Man kann sich hier schon stören: Was ist langfristiger Erfolg überhaupt? Eine falsche Anlagestrategie kann jahrelang (= langfristig) gut gehen, bis am Ende (= noch langfristiger) alles weg ist. Und dass die Risikobereitschaft eines Bankers als Funktion mit einer unabhängigen Variablen, seinen Bonusmodalitäten, modelliert werden kann, ist etwas einfach.
Etwas einfach ist es auch, was sich in deutschen Medien zu diesem Thema findet. Aus der von mir ansonsten geschätzten Süddeutschen ein Schmankerl:
„[D]ie EU [setzt] keine absoluten Obergrenzen für die Gehälter. Das ist übrigens klug, weil ein solcher Eingriff eine krasse Verzerrung des Wettbewerbs um Talente mit anderen Branchen bedeuten würde.“ [Martin Hesse – Der kleinste gemeinsame Nenner]
Martin Hesse klingt intelligent, wenn er das schreibt. Und seiner Aussage, Banken brauchen gute Mitarbeiter, kann man fast tautologische Qualität attestieren. Almost but not quite.
Die erste Frage, die sich Martin Hesse stellen sollte, ist, welche Branchen heute überhaupt im Gehaltswettbewerb mit dem Finanzsektor mithalten können? Medien und IT jedenfalls nicht, wie er und ich wissen dürften. Selbst Oligpolprofite erwirtschaftende Energieversorger nicht, wie mir ein Bankerkumpel neulich versicherte: „Bei uns verdienst du 1 Mio €, beim Energieversorger 200 T€“.
Die zweite Frage, die sich Martin Hesse stellen sollte, ist, warum Banken überhaupt Oberhand im Wettbewerb für Talente (war of talents!) haben sollten? Tun Banken etwas, was wir als Gesellschaft als höchstes Gesellschaftsziel empfinden? Wenn ihr mich fragt, dann bin ich für gute Lehrer, gute Politiker oder gute Ärzte. Siebenstellig verdient da fast keiner. Und es gibt trotzdem gute Lehrer, Politiker, Ärzte, Ingenieure, Chemiker, Polizisten, Krankenschwestern, Kindererzieher, Sozialarbeiter, ... Sogar gute Informatiker und Journalisten gibt es. Gehalt soll ja nicht der einzige Faktor sein, der die Berufswahl beeinflusst. Und wer sich allein wegen dem schnöden Mammon für einen Job im Bankensektor entscheidet, ist wahrscheinlich genau die Person, die man dort nicht haben will.
Man kann hierzu einwenden und Martin Hesse würde wohl auch, dass wenn wir zukünftige Krise verhindern wollen, es dafür schlaue Leute in Banken braucht. Auch so ein Argument, dass für sich genommen erst einmal als logisch erscheint.

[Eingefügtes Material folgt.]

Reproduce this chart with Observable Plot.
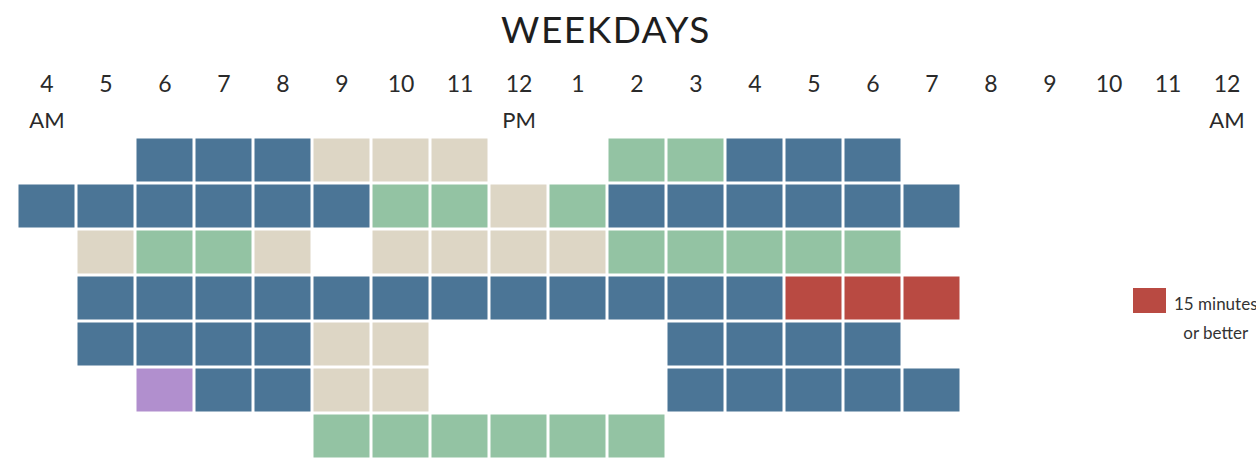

Leider ist es ebenso falsch. Banken zahlen bereits heute (s.o.) sehr gute Gehälter, so dass dort nach Hesses Logik Toptalente arbeiten sollten. Eben diese Toptalente aber konnten die Krise nicht verhindern (Beweis durch Widerspruch).
Ein grundlegendes Problem mit Toptalent ist nämlich, dass es weniger um Intelligenz als absoluten Wert geht, sondern um Intelligenz im Wettbewerb, also als relativen Wert. Auch bei Landesbanken laufen nicht nur Deppen rum, nur bei der Deutschen Bank sind sie eben noch den Tick pfiffiger.
Deshalb habe ich einen einfacheren Vorschlag: Lasst uns das Bankgeschäft einfacher machen, so dass es keine Promotion in Physik oder Mathematik braucht, um die Instrumente zu bewerten; ein schnödes BWL-Studium muss reichen. Es ist ohnehin nie bewiesen worden, dass all die „Finanzinnovationen“ der letzten Jahrzehnte einen positiven Einfluss auf unsere Wirtschaft haben. Back to the banking basics.
Im gleichen Zuge können wir auch gerne eine Gehaltsobergrenze für alle Mitarbeiter in Banken definieren. 500.000€, meinetwegen inflationsindexiert, ist immer noch verdammt viel Geld und sollte reichen, ausreichend gute Leute für Banken zu rekrutieren. Wer Sorgen vor der Auslandsflucht hat: Ob die Engländer oder Schweizer für noch mehr Banken haften wollen oder die Caymans oder Luxemburger es überhaupt können, kann bezweifelt werden. Und durch kreative Gesetzgebung könnte man auch einige Poison Pills hinzufügen, die die Kapitalflucht verhindern.